Message Received Tuesday Evening States That Palmer Adwell Was Killed in Action In France
Everyone was going about in the even tenor of his way, reading the dailies on the war situation, meeting the expense of bonds, Thrift Stamps, Red Cross, etc. with scarcely a thought of the toll of human life that hung in the balance on the different fronts occupied by American soldier boys overseas until Tuesday evening Wm. Adwell received the following message from the war Department:
Washington, D. C.,
July 2, 5:36 p.m.
“Deeply regret to inform you that cablegram from abroad advises that Private Palmer Adwell, Marine Corps, was killed in action between June second and tenth. Body will be interred abroad until end of war. Please accept my heartiest sympathy in your great loss. Your son nobly gave his life in service of his country Geo. Barrett, Major General commanding.”
This brings the war right home to each one of us, and should make us redouble our energy in every way to aid the government in the prosecution of the war to a successful termination. Every man and woman at home regardless of all else should put their shoulder to the load and by unanimous and united action of all to the end that success will crown our arms in the briefest space of time possible.
Palmer Adwell was born at Iroquois, Illinois, on April 16, 1898. When ten years of age he came to Renville with his parents in 1908. He attended our schools and for some time worked for Bottge & Hassinger. When the call was made for troops to go to the border at Leo Grande, Texas in 1916 he enlisted in Company H of the Third Regiment National Guard, at Olivia. At the end of that campaign he was honorably discharged and returned home.
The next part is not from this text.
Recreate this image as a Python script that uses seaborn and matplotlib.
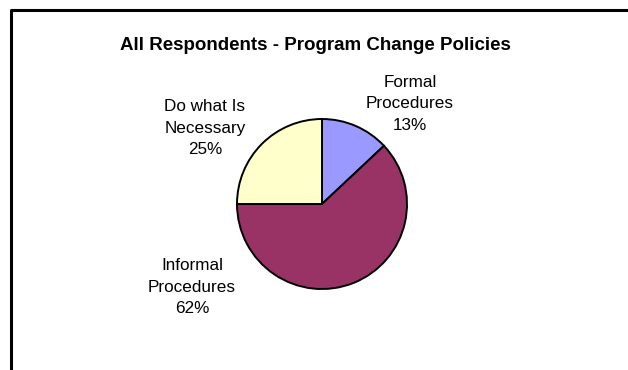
import matplotlib
matplotlib.use("Agg")
import matplotlib.pyplot as plt
import seaborn as sns
from matplotlib.lines import Line2D

# data
categories = ["Formal\nProcedures", "Informal\nProcedures", "Do what Is\nNecessary"]
shares = [13, 62, 25]
colors = ["#9999FF", "#993366", "#FFFFCC"]

sns.set_theme(style="white")
plt.rcParams['font.family'] = ['Liberation Sans', 'DejaVu Sans']

W, H = 628, 370
fig = plt.figure(figsize=(W / 100, H / 100), dpi=100)
fig.patch.set_facecolor("white")
ax = fig.add_axes([0, 0, 1, 1])

# positions below are in pixels from the top-left corner; flip y for the axes
def px(x, y):
    return x, H - y

ax.pie(shares, colors=colors, startangle=90, counterclock=False,
       center=px(322, 204), radius=85,
       wedgeprops=dict(edgecolor="black", linewidth=1.4))

ax.set_xlim(0, W)
ax.set_ylim(0, H)
ax.set_aspect("auto")
ax.axis("off")

# chart frame (only top and left edges are in view)
ax.add_line(Line2D([11, 11, W + 5], [-5, H - 9.5, H - 9.5], color="black", lw=2.2))

ax.text(*px(315, 45), "All Respondents - Program Change Policies", ha="center", va="center",
        fontsize=13.5, fontweight="bold", color="black")

label_pos = [(410, 104), (192, 287), (205, 128)]
for (x, y), name, val in zip(label_pos, categories, shares):
    ax.text(*px(x, y), f"{name}\n{val}%", ha="center", va="center", fontsize=12.3,
            color="black", linespacing=1.55)

fig.savefig("out.png", dpi=100, facecolor="white")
In April of last year when President Wilson issued his proclamation of war against Germany and called for volunteers Palmer was among the first who responded to the call by enlisting in the Marine Corps. He was stationed in California for a time and then was sent to Quantico, Va. While here he was granted a furlough to come home and spend Christmas with his folks. He looked so well at that time and met a hearty welcome home. Early in the spring he left for France and gradually worked to the front line trenches where he was giving a good account of himself until the final summons cam on the field of battle. Palmer was a good and fearless soldier, one who would never flinch when going “over the top” and he met his death like the true soldier he was. This is only the first fatality. With so many “over there” we know not what a day may bring forth.
Memorial service will be held on his death at the M. E. church on Sunday afternoon at 3:00 o’clock.